--- start DATASET EXTRACT ---

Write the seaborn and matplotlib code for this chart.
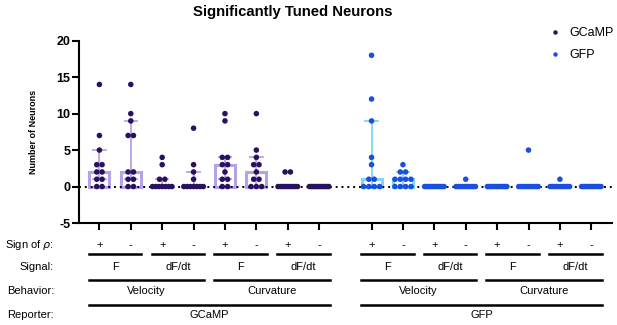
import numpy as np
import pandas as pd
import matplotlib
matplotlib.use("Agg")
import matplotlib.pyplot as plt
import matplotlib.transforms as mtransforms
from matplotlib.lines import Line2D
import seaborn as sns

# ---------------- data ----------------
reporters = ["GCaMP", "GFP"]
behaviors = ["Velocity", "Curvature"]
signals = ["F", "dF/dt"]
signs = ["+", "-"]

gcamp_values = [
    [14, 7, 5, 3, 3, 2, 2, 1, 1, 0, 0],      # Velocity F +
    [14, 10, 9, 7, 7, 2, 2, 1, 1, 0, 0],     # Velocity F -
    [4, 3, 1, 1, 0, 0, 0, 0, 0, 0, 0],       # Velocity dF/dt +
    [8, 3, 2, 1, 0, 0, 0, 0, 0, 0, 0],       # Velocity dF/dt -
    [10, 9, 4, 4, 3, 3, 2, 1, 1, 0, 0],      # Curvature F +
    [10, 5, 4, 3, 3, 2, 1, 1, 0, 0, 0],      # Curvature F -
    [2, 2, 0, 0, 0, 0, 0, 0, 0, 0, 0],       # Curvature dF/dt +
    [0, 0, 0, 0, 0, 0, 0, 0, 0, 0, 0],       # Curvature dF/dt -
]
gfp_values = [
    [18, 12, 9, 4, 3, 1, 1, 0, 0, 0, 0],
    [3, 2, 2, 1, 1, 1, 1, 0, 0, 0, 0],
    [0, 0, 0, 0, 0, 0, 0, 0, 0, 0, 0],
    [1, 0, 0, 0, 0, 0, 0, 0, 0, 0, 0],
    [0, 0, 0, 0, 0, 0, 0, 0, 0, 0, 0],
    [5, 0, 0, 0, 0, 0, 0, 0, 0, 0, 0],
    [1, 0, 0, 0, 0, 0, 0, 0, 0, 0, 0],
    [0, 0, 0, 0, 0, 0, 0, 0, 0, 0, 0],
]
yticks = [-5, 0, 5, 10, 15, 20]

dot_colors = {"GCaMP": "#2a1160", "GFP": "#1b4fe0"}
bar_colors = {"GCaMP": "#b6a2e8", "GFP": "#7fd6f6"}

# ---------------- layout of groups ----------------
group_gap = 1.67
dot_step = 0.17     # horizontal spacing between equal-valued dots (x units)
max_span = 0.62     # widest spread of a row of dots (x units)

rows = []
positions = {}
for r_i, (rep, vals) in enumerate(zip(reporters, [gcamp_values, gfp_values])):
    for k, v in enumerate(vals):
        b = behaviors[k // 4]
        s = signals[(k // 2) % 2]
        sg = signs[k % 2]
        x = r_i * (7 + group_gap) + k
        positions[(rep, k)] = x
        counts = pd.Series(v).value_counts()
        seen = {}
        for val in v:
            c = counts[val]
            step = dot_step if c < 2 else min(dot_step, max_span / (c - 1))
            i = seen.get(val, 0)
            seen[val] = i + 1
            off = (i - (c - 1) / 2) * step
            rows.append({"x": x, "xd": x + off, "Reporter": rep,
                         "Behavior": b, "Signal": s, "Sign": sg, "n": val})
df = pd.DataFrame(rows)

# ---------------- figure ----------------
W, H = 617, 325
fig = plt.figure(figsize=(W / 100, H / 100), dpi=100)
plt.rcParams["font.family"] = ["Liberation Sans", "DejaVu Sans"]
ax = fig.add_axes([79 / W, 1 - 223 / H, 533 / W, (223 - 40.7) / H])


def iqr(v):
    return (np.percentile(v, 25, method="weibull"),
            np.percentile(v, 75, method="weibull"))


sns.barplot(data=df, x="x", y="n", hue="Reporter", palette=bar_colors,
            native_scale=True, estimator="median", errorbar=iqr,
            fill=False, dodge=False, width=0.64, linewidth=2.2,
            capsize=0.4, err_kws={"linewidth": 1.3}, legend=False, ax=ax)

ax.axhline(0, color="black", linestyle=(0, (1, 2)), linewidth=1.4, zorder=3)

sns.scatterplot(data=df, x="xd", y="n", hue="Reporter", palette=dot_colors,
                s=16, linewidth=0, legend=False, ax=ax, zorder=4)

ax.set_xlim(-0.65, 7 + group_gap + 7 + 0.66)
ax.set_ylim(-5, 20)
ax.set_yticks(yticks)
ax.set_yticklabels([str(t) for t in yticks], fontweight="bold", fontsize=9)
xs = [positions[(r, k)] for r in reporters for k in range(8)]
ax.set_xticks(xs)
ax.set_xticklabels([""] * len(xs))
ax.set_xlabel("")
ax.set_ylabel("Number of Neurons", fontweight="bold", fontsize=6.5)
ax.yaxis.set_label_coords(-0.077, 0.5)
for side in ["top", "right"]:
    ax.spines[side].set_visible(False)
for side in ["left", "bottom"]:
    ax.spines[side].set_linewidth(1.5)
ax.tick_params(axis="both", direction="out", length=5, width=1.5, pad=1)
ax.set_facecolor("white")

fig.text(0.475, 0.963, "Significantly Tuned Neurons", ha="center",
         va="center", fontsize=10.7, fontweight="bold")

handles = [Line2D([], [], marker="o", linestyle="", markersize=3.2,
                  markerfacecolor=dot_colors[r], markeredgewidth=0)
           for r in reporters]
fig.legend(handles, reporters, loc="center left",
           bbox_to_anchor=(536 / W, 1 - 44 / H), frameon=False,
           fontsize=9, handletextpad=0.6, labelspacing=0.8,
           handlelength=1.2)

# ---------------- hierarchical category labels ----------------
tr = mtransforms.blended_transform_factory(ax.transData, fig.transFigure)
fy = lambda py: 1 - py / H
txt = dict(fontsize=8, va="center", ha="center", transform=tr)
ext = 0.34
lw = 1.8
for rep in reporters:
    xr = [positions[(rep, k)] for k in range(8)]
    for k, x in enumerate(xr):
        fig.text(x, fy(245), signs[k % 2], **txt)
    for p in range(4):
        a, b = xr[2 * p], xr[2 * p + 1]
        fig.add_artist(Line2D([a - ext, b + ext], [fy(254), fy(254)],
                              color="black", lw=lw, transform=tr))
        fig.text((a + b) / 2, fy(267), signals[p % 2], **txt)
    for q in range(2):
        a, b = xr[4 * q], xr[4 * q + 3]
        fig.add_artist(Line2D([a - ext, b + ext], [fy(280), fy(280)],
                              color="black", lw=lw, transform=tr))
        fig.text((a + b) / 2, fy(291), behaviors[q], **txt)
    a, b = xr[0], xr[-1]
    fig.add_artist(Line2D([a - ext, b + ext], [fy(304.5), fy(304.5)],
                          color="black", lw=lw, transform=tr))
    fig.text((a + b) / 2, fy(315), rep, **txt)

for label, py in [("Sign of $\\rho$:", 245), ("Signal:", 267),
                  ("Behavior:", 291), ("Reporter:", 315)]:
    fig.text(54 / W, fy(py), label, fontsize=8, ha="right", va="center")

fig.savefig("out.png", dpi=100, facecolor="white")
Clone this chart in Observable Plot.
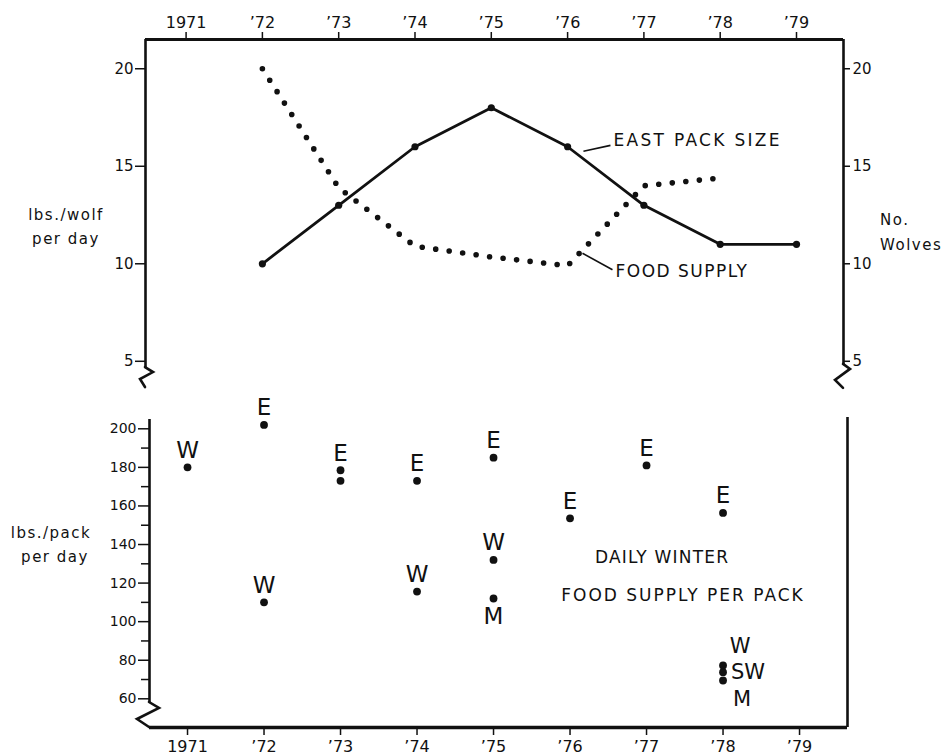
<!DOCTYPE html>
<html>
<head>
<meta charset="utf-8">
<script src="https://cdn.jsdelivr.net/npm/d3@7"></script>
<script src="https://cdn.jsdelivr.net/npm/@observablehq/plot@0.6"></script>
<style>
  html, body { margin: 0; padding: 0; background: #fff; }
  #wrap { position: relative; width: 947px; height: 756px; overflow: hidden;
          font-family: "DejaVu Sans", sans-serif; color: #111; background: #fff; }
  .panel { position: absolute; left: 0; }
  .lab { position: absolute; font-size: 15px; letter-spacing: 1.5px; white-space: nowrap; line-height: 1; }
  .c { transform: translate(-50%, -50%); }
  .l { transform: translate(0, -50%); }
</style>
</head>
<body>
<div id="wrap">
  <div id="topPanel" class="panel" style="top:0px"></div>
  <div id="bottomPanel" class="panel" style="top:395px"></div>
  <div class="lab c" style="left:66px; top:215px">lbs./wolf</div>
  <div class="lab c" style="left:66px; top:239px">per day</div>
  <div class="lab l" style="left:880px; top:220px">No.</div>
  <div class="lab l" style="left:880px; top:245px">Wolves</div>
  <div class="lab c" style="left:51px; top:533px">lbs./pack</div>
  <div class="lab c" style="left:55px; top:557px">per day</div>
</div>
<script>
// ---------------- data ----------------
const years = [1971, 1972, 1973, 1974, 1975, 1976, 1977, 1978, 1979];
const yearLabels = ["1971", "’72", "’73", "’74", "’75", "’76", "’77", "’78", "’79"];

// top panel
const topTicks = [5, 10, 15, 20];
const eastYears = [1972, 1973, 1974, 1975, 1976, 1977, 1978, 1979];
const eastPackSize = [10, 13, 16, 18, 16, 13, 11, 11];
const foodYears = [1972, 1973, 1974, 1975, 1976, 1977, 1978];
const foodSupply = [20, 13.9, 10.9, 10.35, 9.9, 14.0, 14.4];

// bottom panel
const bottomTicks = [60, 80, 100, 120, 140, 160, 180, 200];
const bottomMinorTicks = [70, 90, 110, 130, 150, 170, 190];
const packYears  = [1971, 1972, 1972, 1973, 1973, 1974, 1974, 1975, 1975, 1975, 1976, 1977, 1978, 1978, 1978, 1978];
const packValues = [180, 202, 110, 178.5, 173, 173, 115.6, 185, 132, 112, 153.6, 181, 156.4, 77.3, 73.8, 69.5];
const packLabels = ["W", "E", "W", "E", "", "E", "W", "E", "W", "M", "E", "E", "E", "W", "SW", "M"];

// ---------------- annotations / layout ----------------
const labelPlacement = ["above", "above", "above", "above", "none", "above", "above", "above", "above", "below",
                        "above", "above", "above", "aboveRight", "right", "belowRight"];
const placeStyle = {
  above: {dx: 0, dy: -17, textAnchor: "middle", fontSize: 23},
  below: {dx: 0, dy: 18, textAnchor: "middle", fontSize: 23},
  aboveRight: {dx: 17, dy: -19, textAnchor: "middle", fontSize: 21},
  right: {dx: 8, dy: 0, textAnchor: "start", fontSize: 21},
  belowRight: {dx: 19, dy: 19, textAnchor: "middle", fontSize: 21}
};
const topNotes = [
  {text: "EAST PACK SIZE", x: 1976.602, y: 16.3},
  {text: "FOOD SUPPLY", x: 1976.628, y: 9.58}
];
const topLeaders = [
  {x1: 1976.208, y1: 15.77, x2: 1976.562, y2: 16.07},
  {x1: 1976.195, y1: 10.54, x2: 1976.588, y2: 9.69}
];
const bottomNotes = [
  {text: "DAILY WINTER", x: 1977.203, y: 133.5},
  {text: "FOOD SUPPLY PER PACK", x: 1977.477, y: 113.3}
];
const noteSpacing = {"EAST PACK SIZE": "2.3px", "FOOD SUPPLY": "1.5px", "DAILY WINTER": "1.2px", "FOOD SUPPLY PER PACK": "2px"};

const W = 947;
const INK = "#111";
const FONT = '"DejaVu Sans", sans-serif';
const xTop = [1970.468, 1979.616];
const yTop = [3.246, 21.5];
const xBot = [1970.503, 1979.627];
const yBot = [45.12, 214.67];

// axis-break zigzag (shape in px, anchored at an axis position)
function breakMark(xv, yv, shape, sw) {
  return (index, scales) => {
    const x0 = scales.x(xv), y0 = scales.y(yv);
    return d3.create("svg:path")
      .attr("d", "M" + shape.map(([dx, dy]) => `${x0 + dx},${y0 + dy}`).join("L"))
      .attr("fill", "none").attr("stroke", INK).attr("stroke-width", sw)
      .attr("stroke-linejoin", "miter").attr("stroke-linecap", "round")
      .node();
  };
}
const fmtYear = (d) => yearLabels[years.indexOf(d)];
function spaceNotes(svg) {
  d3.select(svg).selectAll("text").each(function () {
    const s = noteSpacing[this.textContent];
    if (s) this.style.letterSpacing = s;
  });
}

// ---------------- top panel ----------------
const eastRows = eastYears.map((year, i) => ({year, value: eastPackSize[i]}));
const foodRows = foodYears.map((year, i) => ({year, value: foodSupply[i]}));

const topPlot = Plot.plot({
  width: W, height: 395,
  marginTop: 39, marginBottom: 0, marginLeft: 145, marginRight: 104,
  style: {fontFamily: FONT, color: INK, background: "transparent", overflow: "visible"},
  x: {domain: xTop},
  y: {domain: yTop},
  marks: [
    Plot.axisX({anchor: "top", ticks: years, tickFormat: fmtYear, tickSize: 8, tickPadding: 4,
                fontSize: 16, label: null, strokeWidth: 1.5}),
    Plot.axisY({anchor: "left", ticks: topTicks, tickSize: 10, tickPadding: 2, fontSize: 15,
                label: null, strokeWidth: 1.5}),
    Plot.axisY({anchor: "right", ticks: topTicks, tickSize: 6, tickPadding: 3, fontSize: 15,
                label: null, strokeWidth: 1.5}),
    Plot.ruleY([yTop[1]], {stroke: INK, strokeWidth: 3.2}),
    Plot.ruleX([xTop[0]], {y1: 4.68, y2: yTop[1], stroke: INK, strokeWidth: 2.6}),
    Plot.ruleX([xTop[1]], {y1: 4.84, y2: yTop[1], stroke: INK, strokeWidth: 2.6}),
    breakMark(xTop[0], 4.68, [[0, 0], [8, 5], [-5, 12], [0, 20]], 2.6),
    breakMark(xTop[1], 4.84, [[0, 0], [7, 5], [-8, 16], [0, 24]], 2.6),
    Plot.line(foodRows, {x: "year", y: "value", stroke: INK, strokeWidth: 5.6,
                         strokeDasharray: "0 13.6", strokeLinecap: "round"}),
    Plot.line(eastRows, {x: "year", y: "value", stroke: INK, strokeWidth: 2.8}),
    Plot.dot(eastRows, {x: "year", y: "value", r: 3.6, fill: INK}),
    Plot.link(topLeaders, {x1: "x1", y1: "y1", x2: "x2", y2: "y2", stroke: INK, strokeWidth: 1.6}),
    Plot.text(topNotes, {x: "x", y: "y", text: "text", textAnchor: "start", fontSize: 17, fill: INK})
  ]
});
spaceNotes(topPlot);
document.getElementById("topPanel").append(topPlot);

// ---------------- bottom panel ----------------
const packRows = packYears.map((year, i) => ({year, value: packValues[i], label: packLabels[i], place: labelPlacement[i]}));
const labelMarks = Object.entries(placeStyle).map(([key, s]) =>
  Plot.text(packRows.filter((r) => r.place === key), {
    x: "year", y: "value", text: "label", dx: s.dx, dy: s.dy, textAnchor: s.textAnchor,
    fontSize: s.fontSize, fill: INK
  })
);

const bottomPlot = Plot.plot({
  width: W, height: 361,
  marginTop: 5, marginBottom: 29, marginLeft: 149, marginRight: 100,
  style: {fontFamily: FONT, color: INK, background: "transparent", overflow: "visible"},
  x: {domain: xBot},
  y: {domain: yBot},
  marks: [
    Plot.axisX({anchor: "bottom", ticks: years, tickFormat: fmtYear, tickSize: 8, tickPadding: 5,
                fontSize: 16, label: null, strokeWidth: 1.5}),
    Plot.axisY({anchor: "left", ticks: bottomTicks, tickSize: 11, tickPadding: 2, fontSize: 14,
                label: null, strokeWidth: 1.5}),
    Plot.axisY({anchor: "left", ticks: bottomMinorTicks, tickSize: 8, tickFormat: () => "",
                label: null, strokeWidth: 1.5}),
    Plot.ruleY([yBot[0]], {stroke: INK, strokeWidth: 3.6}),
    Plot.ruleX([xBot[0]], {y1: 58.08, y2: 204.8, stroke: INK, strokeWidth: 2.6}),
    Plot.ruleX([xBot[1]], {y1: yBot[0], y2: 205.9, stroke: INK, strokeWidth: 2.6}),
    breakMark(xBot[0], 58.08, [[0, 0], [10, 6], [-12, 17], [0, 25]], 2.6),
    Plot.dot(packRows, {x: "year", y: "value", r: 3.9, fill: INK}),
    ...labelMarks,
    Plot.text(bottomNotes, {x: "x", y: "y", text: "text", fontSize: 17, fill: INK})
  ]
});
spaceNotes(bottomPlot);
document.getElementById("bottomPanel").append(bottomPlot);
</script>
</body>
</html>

--- end DATASET EXTRACT ---

#### DIRECTIVE:
Gather all lines of the records that include the word "chart".

#### CORRECT OUTPUT:
Write the seaborn and matplotlib code for this chart.
Clone this chart in Observable Plot.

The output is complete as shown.